Kath Witbreuk

After spending many years of her career cooking for the Dutch Ambassador (to the UN in New York and Beijing) and the Dutch Royal family in Holland, Kath is now the personal chef to the Australian Ambassador in Paris. I turned up to the address she gave me without realising it’s actually the Australian Embassy building! She lives in the apartment attached to the residence of the ambassador – complete with the stunning view of the Eiffel Tower. Kath was preparing the Ambassador’s lunch when I entered the kitchen, a simple yet elegant open sandwich of grilled chicken breast topped with sautéed wild garlic (Ail des Ours).

We had a great afternoon together talking about fermentation and ways of cooking sustainably. Kath showed me her library (fridges) of all the pickles she has made, every other parts of vegetables/flowers/herbs that she had dried or grounded to use in her cooking.

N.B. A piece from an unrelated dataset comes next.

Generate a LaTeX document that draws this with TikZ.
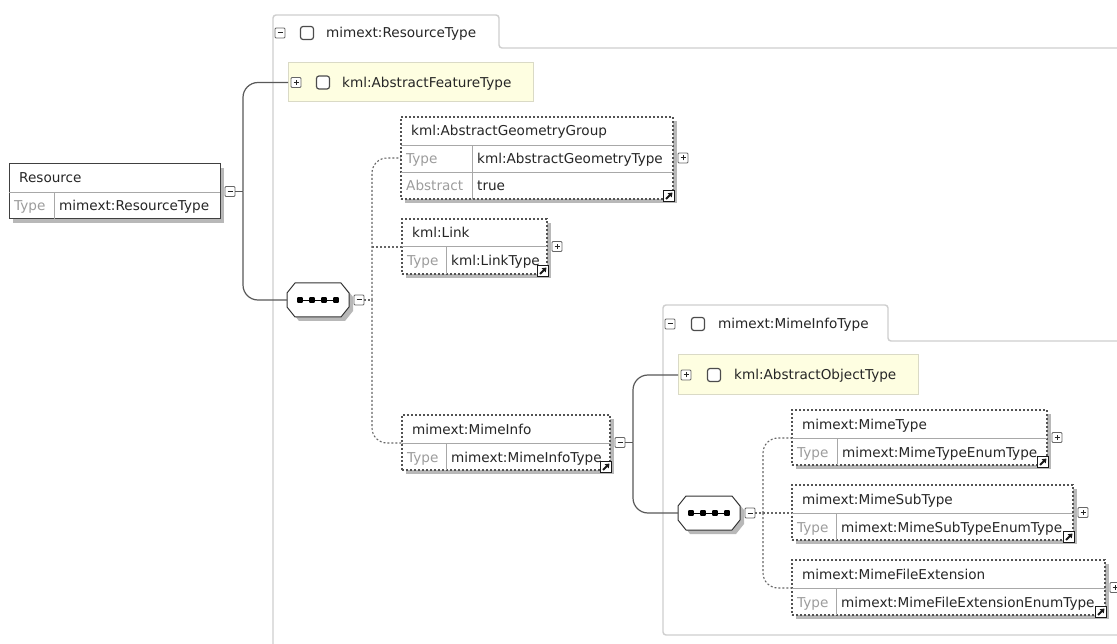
\documentclass[tikz,border=0pt]{standalone}
\usepackage{fontspec}
\setmainfont{DejaVu Sans}
\usetikzlibrary{calc,shadows,arrows.meta}

\definecolor{featfill}{HTML}{FEFEE1}
\definecolor{featline}{HTML}{DADAC6}
\definecolor{panelgray}{HTML}{CFCFCF}
\definecolor{rowgray}{HTML}{A8A8A8}
\definecolor{typegray}{HTML}{9C9C9C}

\tikzset{
  txt/.style={anchor=base west, inner sep=0pt, text=black!85},
  typetxt/.style={txt, text=typegray},
  elembox/.style={draw=black!75, line width=1pt, fill=white, anchor=north west,
    inner sep=0pt, outer sep=0pt,
    drop shadow={shadow xshift=4pt, shadow yshift=-4pt, fill=black!28, opacity=1}},
  optbox/.style={elembox, draw=black!68, line width=1.1pt, dash pattern=on 2pt off 2pt},
  typebox/.style={draw=featline, line width=1pt, fill=featfill, anchor=north west,
    inner sep=0pt, outer sep=0pt},
  seqbox/.style={rectangle, minimum width=62pt, minimum height=34pt,
    inner sep=0pt, outer sep=0pt},
  minusbox/.style={draw=black!60, line width=0.9pt, fill=white, minimum size=10pt,
    inner sep=0pt, outer sep=0pt, rounded corners=1pt,
    path picture={\draw[black!85, line width=1pt]
      ([xshift=2.5pt]path picture bounding box.west)
      -- ([xshift=-2.5pt]path picture bounding box.east);}},
  plusbox/.style={draw=black!60, line width=0.9pt, fill=white, minimum size=10pt,
    inner sep=0pt, outer sep=0pt, rounded corners=1pt,
    path picture={\draw[black!85, line width=1pt]
      ([xshift=2.5pt]path picture bounding box.west)
      -- ([xshift=-2.5pt]path picture bounding box.east)
      ([yshift=2.5pt]path picture bounding box.south)
      -- ([yshift=-2.5pt]path picture bounding box.north);}},
  checkbox/.style={draw=black!70, line width=1.2pt, fill=white, rounded corners=2.5pt,
    minimum size=13pt, inner sep=0pt, outer sep=0pt},
  refmark/.style={draw=black!90, line width=1pt, fill=white, minimum size=11pt,
    inner sep=0pt, outer sep=0pt,
    path picture={\draw[line width=1.8pt, -{Triangle[length=4pt,width=5.5pt]}]
      ([shift={(2.5pt,2.5pt)}]path picture bounding box.south west)
      -- ([shift={(-2pt,-2pt)}]path picture bounding box.north east);}},
  rowline/.style={draw=rowgray, line width=1pt},
  solidline/.style={draw=black!65, line width=1.2pt, rounded corners=15pt},
  dotline/.style={draw=black!60, line width=1.1pt, dash pattern=on 2pt off 2pt,
    rounded corners=15pt},
  panel/.style={draw=panelgray, line width=1.4pt, rounded corners=3pt},
}

\begin{document}
\begin{tikzpicture}[x=1pt, y=-1pt, font=\fontsize{13.6}{16}\selectfont]
  \useasboundingbox (0,0) rectangle (1117,644);
  \fill[white] (0,0) rectangle (1117,644);

  % the outer panel with its tab
  \draw[panel] (273,650) -- (273,15) -- (499,15) -- (499,48) -- (1125,48);
  \node[minusbox] (tab1m) at (280,33) {};
  \node[checkbox] (tab1c) at (307,33) {};
  \node[txt] (tab1t) at (326,38) {mimext:ResourceType};

  % the inner panel with its tab
  \draw[panel] (1125,635) -- (663,635) -- (663,305) -- (888,305) -- (888,341) -- (1125,341);
  \node[minusbox] (tab2m) at (670,324) {};
  \node[checkbox] (tab2c) at (698,324) {};
  \node[txt] (tab2t) at (718,329) {mimext:MimeInfoType};

  % the global element Resource
  \node[elembox, minimum width=211pt, minimum height=55pt] (res) at (9,164) {};
  \draw[rowline] ($(res.north west)+(0,29)$) -- ($(res.north east)+(0,29)$);
  \draw[rowline] ($(res.north west)+(45,29)$) -- ($(res.south west)+(45,0)$);
  \node[txt] (res-title) at ($(res.north west)+(10,19)$) {Resource};
  \node[typetxt] (res-tlab) at ($(res.north west)+(5,47)$) {Type};
  \node[txt] (res-tval) at ($(res.north west)+(50,47)$) {mimext:ResourceType};
  \node[minusbox] (res-exp) at ($(res.east)+(10,0)$) {};

  % the base types (yellow)
  \node[typebox, minimum width=245pt, minimum height=39pt] (feat) at (288,63) {};
  \node[plusbox] (feat-exp) at ($(feat.west)+(8,0)$) {};
  \node[checkbox] (feat-chk) at ($(feat.west)+(35,0)$) {};
  \node[txt] (feat-txt) at ($(feat.west)+(54,5)$) {kml:AbstractFeatureType};

  \node[typebox, minimum width=240pt, minimum height=40pt] (objt) at (678,355) {};
  \node[plusbox] (objt-exp) at ($(objt.west)+(8,0)$) {};
  \node[checkbox] (objt-chk) at ($(objt.west)+(36,0)$) {};
  \node[txt] (objt-txt) at ($(objt.west)+(56,5)$) {kml:AbstractObjectType};

  % the abstract geometry group, three rows
  \node[optbox, minimum width=272pt, minimum height=82pt] (geom) at (401,117) {};
  \draw[rowline] ($(geom.north west)+(0,29)$) -- ($(geom.north east)+(0,29)$);
  \draw[rowline] ($(geom.north west)+(0,56)$) -- ($(geom.north east)+(0,56)$);
  \draw[rowline] ($(geom.north west)+(71,29)$) -- ($(geom.south west)+(71,0)$);
  \node[txt] (geom-title) at ($(geom.north west)+(10,19)$) {kml:AbstractGeometryGroup};
  \node[typetxt] (geom-tlab) at ($(geom.north west)+(5,47)$) {Type};
  \node[txt] (geom-tval) at ($(geom.north west)+(76,47)$) {kml:AbstractGeometryType};
  \node[typetxt] (geom-alab) at ($(geom.north west)+(5,74)$) {Abstract};
  \node[txt] (geom-aval) at ($(geom.north west)+(76,74)$) {true};
  \node[plusbox] (geom-exp) at ($(geom.east)+(10,0)$) {};
  \node[refmark] (geom-ref) at ($(geom.south east)+(-4,-3)$) {};
  \coordinate (geom-in) at ($(geom.north west)+(0,41)$);

  % the optional elements with a type row
  \foreach \nm/\xx/\yy/\ww/\col/\mk/\ttl/\val in {
      link/402/219/145/44/plusbox/kml:Link/kml:LinkType,
      info/402/415/208/44/minusbox/mimext:MimeInfo/mimext:MimeInfoType,
      mtype/792/410/255/45/plusbox/mimext:MimeType/mimext:MimeTypeEnumType,
      msub/792/485/281/44/plusbox/mimext:MimeSubType/mimext:MimeSubTypeEnumType,
      mext/792/560/313/44/plusbox/mimext:MimeFileExtension/mimext:MimeFileExtensionEnumType}{
    \node[optbox, minimum width=\ww pt, minimum height=55pt] (\nm) at (\xx,\yy) {};
    \draw[rowline] ($(\nm.north west)+(0,28)$) -- ($(\nm.north east)+(0,28)$);
    \draw[rowline] ($(\nm.north west)+(\col,28)$) -- ($(\nm.south west)+(\col,0)$);
    \node[txt] (\nm-title) at ($(\nm.north west)+(10,19)$) {\ttl};
    \node[typetxt] (\nm-tlab) at ($(\nm.north west)+(5,47)$) {Type};
    \node[txt] (\nm-tval) at ($(\nm.north west)+(\col+5,47)$) {\val};
    \node[\mk] (\nm-exp) at ($(\nm.east)+(10,0)$) {};
    \node[refmark] (\nm-ref) at ($(\nm.south east)+(-4,-3)$) {};
    \coordinate (\nm-in) at ($(\nm.north west)+(0,28)$);
  }

  % the two sequences
  \node[seqbox] (seq1) at (318,300) {};
  \node[minusbox] (seq1-exp) at ($(seq1.east)+(10,0)$) {};
  \coordinate (bus1) at ($(seq1-exp.east)+(8,0)$);
  \node[seqbox] (seq2) at (709,513) {};
  \node[minusbox] (seq2-exp) at ($(seq2.east)+(10,0)$) {};
  \coordinate (bus2) at ($(seq2-exp.east)+(8,0)$);
  % the cut corners, shadow first, and the four dots
  \foreach \s in {seq1,seq2}{
    \foreach \o/\f/\d in {4/black!28/none, 0/white/black!80}
      \filldraw[fill=\f, draw=\d, line width=1pt]
        ($(\s.north west)+(\o,10+\o)$) -- ($(\s.north west)+(8+\o,\o)$)
        -- ($(\s.north east)+(-8+\o,\o)$) -- ($(\s.north east)+(\o,10+\o)$)
        -- ($(\s.south east)+(\o,-10+\o)$) -- ($(\s.south east)+(-8+\o,\o)$)
        -- ($(\s.south west)+(8+\o,\o)$) -- ($(\s.south west)+(\o,-10+\o)$) -- cycle;
    \draw[line width=0.8pt] ($(\s.center)+(-18,0)$) -- ($(\s.center)+(18,0)$);
    \foreach \dx in {-18,-6,6,18}
      \fill[rounded corners=0.8pt] ($(\s.center)+(\dx-2.8,-2.8)$)
        rectangle ($(\s.center)+(\dx+2.8,2.8)$);
  }

  % Resource -> its content
  \coordinate (trunk1) at ($(res-exp.east)+(8,0)$);
  \draw[solidline] (res-exp.east) -- (trunk1);
  \draw[solidline] (trunk1) |- (feat.west);
  \draw[solidline] (trunk1) |- (seq1.west);

  % sequence 1 -> its elements
  \draw[dotline] (seq1-exp.east) -- (bus1);
  \draw[dotline] (bus1) |- (geom-in);
  \draw[dotline] (bus1 |- link-in) -- (link-in);
  \draw[dotline] (bus1) |- (info-in);

  % MimeInfo -> its content
  \coordinate (trunk2) at ($(info-exp.east)+(8,0)$);
  \draw[solidline] (info-exp.east) -- (trunk2);
  \draw[solidline] (trunk2) |- (objt.west);
  \draw[solidline] (trunk2) |- (seq2.west);

  % sequence 2 -> its elements
  \draw[dotline] (seq2-exp.east) -- (bus2);
  \draw[dotline] (bus2) |- (mtype-in);
  \draw[dotline] (bus2) -- (msub-in);
  \draw[dotline] (bus2) |- (mext-in);
\end{tikzpicture}
\end{document}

“I think fermented food adds a whole new flavour to the dishes and you get that umami taste and a really interesting twist on what our palettes are not used to or expect. I am still very much in the state of teaching myself so it’s still an ongoing learning curve but it constantly surprises me how something that you expected to taste a certain way changes after that fermentation and that’s what I like about it. It is also a great way to use every part of the produce I get and not waste anything. To me sustainability is very important and if I can use something and not waste it then I always will because thats what I’d like to do. We only have one world and whatever I can do in my little world to make sure that we look after it then that’s what I will do.”

Below you’ll find images of Kath’s pickled creations on her handmade ceramic creations and a couple of her delicious pickle recipes.

Who Kath Witbreuk
Home is Paris
Family origin Dutch Australian
I can’t live without Food
Occupation Chef
Dream Job Chef
Currently I’m obsessed with Fermentation
Childhood taste Bitterballen (Dutch Meatballs)
I will always have in my pantry Cheese
I learnt to cook from Annie Ripper and George Haddad
Currently I’m listening to bad ABC radio
One day I must visit Lebanon
Go to meal Anything with 'Asian' flavour
I am really good at Bread
The unforgettable meal For Paris - Septime or Le Bistrol. For OZ - Tetsuya's. For USA - French Laundry.
Guilty pleasure Gin & Tonic, Bread & butter
Who does the dishes Me!

Tomato and Cherry Sambal

Prep time: | Cook time: | Serves 10

  • Paste
  • 40g peeled garlic
  • 20g ginger
  • 2 lemongrass stems, whites only and bruised
  • 10g red chillis, seeded
  • 5 dried chillis, soaked in hot water
  • 120g shallots
  • 30g dried shrimps, soaked in hot water
  • 150g rice bran oil
  • Sauce ingredients
  • 400g fresh cherry tomatoes
  • 400g pitted and sliced cherries
  • 600g tomato and cherry puree
  1. Place all ingredients for the paste except 100g of oil in a food processor and blend until smooth.
  2. Heat the remaining oil in a heavy based pan and add the paste. Cook until the oil separates from the paste and the colour becomes a darker red. At this point, add the fresh tomatoes and cherries.
  3. Cook until the tomatoes have collapsed, about 20 minutes.
  4. Now add the puree and cook out the sambal until dry. This can take up to 90 minutes depending on the water.
  5. Check for seasoning and add paste in sterilized jars.

Wild Garlic (Ail des Ours) Pickle

Prep time: | Cook time: | Serves 10

  • 500g of wild garlic ( in France – Ail des Ours), carefully washed, ends trimmed
  • 350 ml rice vinegar
  • 350ml water
  • 350g sugar
  • 50g salt
  • 1 tablespoon yellow mustard seeds
  • 6 voitsberg (pink) peppercorns
  1. Carefully pack the wild garlic into a sterilized jar with a screw-top lid.
  2. Combine remaining ingredients in a medium saucepan over medium high heat and bring to a boil, whisking until sugar and salt are dissolved.
  3. Pour hot brine over wild garlic (it should fill the jar completely, if you have excess, discard).
  4. Screw on lid and allow to cool at room temperature.
  5. Transfer to refrigerator and allow to rest for at least 3 weeks and up to a year before consuming.